Andrew: All right. I’m so glad I’ve got video here and that I can pick up on the little cues that tell me when my notes are wrong.

Chris: I wouldn’t have let you slide with it. I’m glad you picked it up though because I kind of went “Ooh, no I don’t agree with that.”

Andrew: Actually, before we continue, my goal is to tell the story and get all those points in there, but today, you have two businesses, as I mentioned earlier, that you are a part of. Parallel 6, I said you can grow company sales with a phony mustache, that’s because I picked it off of the web site. Can you give me an understanding of what that business does? What is a typical client, and what do you do for that client so we know where we’re going with the story.

Chris: Yeah. I don’t run Parallel 6 day to day. It’s actually my partner and tremendous CEO David Turner runs it. He’s done a great job and the creative guys are doing all kinds of funny stuff like that.

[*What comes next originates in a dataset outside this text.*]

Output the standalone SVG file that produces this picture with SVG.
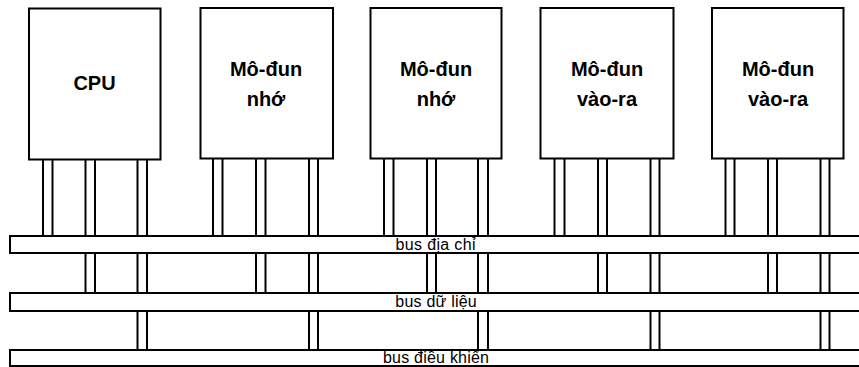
<svg xmlns="http://www.w3.org/2000/svg" width="859" height="367" viewBox="0 0 859 367">
<style>
.box{fill:#fff;stroke:#000;stroke-width:2}
.bus{fill:#fff;stroke:#000;stroke-width:2}
.pin{fill:none;stroke:#000;stroke-width:2}
.lbl{font-family:"Liberation Sans",Arial,sans-serif;font-size:20px;font-weight:bold;text-anchor:middle;fill:#000}
.blbl{font-family:"Liberation Sans",Arial,sans-serif;font-size:16px;text-anchor:middle;fill:#000}
</style>
<rect width="859" height="367" fill="#fff"/>
<g id="connectors">
<path class="pin" d="M43 159.5V236M52.5 159.5V236"/>
<path class="pin" d="M85.5 159.5V236M95 159.5V236M85.5 253V293M95 253V293"/>
<path class="pin" d="M137.5 159.5V236M147 159.5V236M137.5 253V293M147 253V293M137.5 311V350M147 311V350"/>
<path class="pin" d="M213 158.5V236M222.5 158.5V236"/>
<path class="pin" d="M256 158.5V236M265.5 158.5V236M256 253V293M265.5 253V293"/>
<path class="pin" d="M309 158.5V236M318 158.5V236M309 253V293M318 253V293M309 311V350M318 311V350"/>
<path class="pin" d="M384 158.5V236M393.5 158.5V236"/>
<path class="pin" d="M427 158.5V236M436 158.5V236M427 253V293M436 253V293"/>
<path class="pin" d="M478 158.5V236M488 158.5V236M478 253V293M488 253V293M478 311V350M488 311V350"/>
<path class="pin" d="M554.5 158.5V236M564.5 158.5V236"/>
<path class="pin" d="M598 158.5V236M607 158.5V236M598 253V293M607 253V293"/>
<path class="pin" d="M650.5 158.5V236M659.5 158.5V236M650.5 253V293M659.5 253V293M650.5 311V350M659.5 311V350"/>
<path class="pin" d="M725.5 158.5V236M734.5 158.5V236"/>
<path class="pin" d="M768 158.5V236M777 158.5V236M768 253V293M777 253V293"/>
<path class="pin" d="M820.5 158.5V236M829.5 158.5V236M820.5 253V293M829.5 253V293M820.5 311V350M829.5 311V350"/>
</g>
<g id="cpu">
<rect class="box" x="29" y="8.5" width="131.5" height="151"/>
<text class="lbl" x="94.5" y="89.5">CPU</text>
</g>
<g id="mem1">
<rect class="box" x="200.5" y="8" width="132.5" height="150.5"/>
<text class="lbl" x="266" y="75.5">Mô-đun</text>
<text class="lbl" x="266" y="106">nhớ</text>
</g>
<g id="mem2">
<rect class="box" x="370.5" y="8" width="131" height="150.5"/>
<text class="lbl" x="436" y="75.5">Mô-đun</text>
<text class="lbl" x="436" y="106">nhớ</text>
</g>
<g id="io1">
<rect class="box" x="540.5" y="8" width="133" height="150.5"/>
<text class="lbl" x="607" y="75.5">Mô-đun</text>
<text class="lbl" x="607" y="106">vào-ra</text>
</g>
<g id="io2">
<rect class="box" x="712" y="8" width="131.5" height="150.5"/>
<text class="lbl" x="778" y="75.5">Mô-đun</text>
<text class="lbl" x="778" y="106">vào-ra</text>
</g>
<g id="bus-address">
<rect class="bus" x="10" y="236" width="870" height="17"/>
<text class="blbl" x="435.5" y="249.5" textLength="80">bus địa chỉ</text>
</g>
<g id="bus-data">
<rect class="bus" x="10" y="293" width="870" height="18"/>
<text class="blbl" x="436" y="306.5" textLength="81.5">bus dữ liệu</text>
</g>
<g id="bus-control">
<rect class="bus" x="10" y="350" width="870" height="16"/>
<text class="blbl" x="436" y="362.5" textLength="106">bus điều khiển</text>
</g>
</svg>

I actually didn’t even know that was on the website, I haven’t checked it in a while. That’s the nice thing about being a board member and an investor. You don’t have to micro-manage everything. They do a couple of things. It started as a social media management services firm.

Back in ’09 when everyone was saying that you needed to open up a social media channel, we were speaking something very few other people were speaking. That was we’re going to do social media and open up a channel specifically to drive four things; revenue, identity, volume, or profit into your business and if we can’t measure that, then you won’t keep paying us. That was kind of our initial market was with a service based model. In 2010 David invented the captive reach technology and then the team implemented that and developed that. Captive reach was almost an answer to two things. One to build enterprise value and increase the multiples. Service based businesses have lower multiples than a technology based business. So it was about shifting it from a service only to a technology play.

Andrew: OK.

Chris: The other thing it was, was that it came back from feedback, from our client base, which was that this social media stuff is almost like a call center. If they were a larger client, like a middle market company or a larger Fortune 500 client that we’re trying to sell into, they already had someone on staff for $120,000 a year or $80,000 managing this social media channel. Yet they weren’t able to predict what it was doing for them. They have 7,000,000 fans on Facebook but what the heck does that mean?

Andrew: Right.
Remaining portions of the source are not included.